§ **TASK DIRECTIONS**
Without the pictures, extract every line from the start of the material to the line containing "0.2559, 0.3673, 0.5297]", both ends included.

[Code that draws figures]
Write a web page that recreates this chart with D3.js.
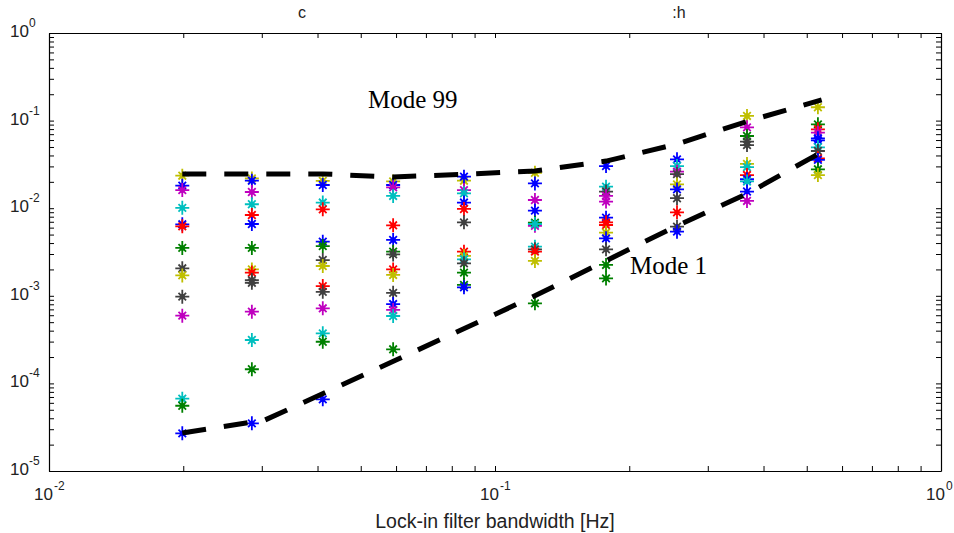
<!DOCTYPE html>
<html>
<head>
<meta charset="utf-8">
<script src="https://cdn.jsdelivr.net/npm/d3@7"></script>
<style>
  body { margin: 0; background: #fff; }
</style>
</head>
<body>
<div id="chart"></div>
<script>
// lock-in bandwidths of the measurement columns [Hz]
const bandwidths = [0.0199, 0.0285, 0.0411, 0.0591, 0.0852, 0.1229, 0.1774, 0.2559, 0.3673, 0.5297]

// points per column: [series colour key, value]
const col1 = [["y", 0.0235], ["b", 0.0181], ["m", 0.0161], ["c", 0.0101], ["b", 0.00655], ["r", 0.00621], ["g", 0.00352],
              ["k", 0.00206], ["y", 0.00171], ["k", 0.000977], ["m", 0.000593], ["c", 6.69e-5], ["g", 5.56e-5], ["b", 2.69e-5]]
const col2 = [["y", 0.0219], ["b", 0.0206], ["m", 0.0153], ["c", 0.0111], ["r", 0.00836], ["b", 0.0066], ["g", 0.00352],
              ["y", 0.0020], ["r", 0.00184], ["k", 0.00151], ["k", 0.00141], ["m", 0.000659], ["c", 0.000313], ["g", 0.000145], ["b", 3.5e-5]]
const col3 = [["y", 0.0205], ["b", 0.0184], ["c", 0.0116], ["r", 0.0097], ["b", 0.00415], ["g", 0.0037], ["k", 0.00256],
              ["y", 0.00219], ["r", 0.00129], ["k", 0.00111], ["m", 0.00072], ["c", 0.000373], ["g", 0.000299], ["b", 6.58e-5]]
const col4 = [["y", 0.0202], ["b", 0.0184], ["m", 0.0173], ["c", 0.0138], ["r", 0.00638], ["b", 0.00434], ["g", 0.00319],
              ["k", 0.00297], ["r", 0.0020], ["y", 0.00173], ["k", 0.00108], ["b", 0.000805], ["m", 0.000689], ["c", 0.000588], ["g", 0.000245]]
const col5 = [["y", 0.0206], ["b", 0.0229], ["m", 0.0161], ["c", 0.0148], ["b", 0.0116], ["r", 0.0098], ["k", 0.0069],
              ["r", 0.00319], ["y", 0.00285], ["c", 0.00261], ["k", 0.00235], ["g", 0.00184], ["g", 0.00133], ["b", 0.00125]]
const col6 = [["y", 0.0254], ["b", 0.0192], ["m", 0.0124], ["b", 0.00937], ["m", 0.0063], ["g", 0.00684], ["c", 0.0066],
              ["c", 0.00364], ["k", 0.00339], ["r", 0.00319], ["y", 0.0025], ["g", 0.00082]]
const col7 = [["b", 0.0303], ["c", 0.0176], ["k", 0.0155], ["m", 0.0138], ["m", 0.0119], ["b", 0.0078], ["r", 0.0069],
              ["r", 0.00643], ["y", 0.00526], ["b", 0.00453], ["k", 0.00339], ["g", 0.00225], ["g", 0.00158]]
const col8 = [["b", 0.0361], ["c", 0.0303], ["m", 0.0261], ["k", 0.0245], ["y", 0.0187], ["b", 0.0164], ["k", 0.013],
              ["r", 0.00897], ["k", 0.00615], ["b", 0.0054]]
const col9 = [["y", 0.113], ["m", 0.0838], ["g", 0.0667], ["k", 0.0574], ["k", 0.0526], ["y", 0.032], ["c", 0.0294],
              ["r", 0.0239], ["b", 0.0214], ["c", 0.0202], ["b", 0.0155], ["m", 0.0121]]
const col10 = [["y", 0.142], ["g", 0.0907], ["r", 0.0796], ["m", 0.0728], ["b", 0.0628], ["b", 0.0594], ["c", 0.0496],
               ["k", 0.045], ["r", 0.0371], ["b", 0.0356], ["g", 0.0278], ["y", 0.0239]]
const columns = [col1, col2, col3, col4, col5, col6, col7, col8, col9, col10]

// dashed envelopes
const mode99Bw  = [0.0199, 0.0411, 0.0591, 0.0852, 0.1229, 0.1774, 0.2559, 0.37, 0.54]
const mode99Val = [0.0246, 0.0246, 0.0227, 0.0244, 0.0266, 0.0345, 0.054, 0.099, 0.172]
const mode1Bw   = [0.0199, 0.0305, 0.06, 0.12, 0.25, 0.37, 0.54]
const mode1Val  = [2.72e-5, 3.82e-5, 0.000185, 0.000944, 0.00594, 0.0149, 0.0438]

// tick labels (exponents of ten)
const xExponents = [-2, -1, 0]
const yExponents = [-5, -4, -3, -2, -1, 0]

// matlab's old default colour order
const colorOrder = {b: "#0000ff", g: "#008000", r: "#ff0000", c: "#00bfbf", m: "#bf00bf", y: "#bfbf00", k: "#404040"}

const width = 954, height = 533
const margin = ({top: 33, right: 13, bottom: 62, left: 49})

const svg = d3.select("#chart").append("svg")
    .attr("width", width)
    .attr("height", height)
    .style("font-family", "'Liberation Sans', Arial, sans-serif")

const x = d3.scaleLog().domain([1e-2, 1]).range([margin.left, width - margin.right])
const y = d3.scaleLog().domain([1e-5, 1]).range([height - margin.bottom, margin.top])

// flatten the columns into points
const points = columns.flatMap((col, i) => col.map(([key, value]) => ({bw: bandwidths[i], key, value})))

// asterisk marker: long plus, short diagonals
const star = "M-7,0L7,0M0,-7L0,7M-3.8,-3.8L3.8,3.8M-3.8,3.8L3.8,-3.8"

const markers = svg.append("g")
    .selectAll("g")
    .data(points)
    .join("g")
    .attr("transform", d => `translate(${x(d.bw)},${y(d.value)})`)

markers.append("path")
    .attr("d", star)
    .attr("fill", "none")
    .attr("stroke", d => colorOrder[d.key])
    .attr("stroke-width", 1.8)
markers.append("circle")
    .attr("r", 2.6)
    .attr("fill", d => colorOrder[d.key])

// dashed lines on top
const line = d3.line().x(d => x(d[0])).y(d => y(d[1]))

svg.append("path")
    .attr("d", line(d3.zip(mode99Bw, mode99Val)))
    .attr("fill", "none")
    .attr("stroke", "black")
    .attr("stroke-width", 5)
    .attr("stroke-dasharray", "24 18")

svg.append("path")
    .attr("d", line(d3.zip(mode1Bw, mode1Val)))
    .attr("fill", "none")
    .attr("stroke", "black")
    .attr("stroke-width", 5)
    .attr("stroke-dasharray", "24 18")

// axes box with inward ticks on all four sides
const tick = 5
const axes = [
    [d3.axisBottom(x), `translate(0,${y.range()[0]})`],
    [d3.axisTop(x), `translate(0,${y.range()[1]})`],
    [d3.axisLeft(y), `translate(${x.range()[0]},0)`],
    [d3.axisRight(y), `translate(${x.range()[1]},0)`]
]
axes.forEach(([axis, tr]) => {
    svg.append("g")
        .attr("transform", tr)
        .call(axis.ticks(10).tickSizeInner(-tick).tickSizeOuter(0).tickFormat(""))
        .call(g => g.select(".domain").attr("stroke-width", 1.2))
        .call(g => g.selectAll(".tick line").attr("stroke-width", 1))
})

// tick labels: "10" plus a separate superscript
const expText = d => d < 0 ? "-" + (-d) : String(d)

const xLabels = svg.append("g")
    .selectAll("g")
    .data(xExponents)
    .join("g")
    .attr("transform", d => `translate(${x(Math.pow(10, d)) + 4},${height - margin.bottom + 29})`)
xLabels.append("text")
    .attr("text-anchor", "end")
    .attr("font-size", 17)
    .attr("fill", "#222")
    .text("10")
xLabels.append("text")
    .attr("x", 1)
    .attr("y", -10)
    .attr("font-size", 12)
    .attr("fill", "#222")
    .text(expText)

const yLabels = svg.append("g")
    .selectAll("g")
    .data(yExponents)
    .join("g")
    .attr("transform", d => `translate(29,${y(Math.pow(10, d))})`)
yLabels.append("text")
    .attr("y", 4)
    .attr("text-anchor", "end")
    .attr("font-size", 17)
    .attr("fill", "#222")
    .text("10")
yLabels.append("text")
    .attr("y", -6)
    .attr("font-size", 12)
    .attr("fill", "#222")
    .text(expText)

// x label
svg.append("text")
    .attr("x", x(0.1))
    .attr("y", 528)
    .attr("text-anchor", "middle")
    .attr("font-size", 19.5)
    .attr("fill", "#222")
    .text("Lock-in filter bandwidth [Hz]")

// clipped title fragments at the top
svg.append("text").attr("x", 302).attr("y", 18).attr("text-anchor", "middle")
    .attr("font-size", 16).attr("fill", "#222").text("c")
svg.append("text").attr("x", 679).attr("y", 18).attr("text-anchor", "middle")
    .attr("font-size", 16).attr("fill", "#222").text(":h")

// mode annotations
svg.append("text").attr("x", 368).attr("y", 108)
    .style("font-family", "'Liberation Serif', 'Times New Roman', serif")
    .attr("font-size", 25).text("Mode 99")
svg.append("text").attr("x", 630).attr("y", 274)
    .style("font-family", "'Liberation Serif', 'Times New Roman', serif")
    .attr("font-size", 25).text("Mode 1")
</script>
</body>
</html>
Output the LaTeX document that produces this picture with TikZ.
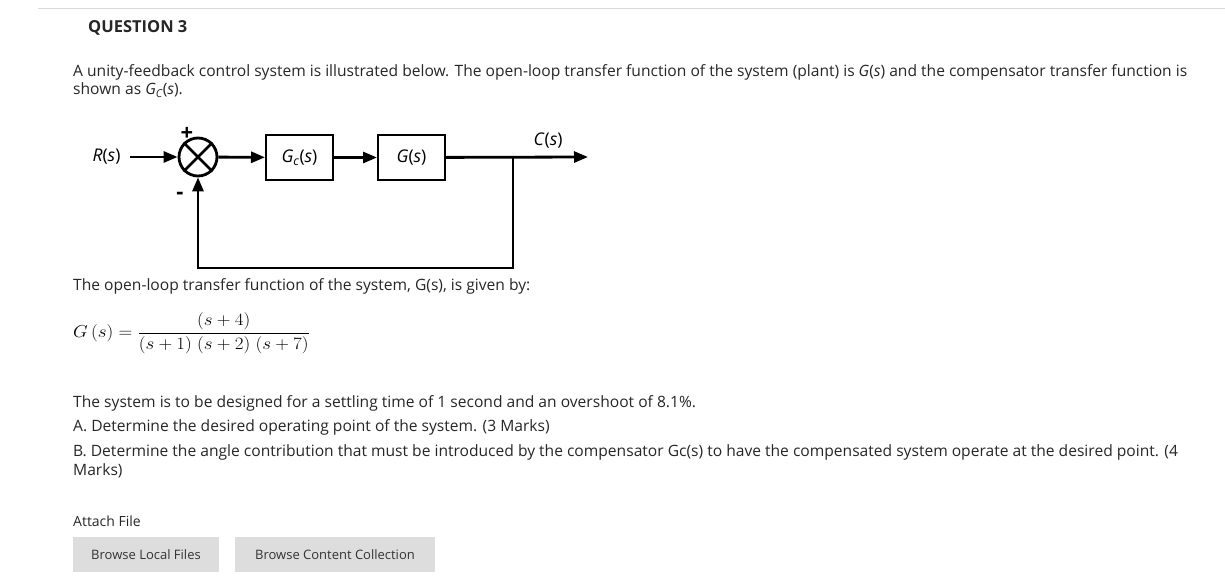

§ **RESULT**
Write a web page that recreates this chart with D3.js.
<!DOCTYPE html>
<html>
<head>
<meta charset="utf-8">
<script src="https://cdn.jsdelivr.net/npm/d3@7"></script>
<style>
  body { margin: 0; background: #fff; }
</style>
</head>
<body>
<div id="chart"></div>
<script>
// lock-in bandwidths of the measurement columns [Hz]
const bandwidths = [0.0199, 0.0285, 0.0411, 0.0591, 0.0852, 0.1229, 0.1774, 0.2559, 0.3673, 0.5297]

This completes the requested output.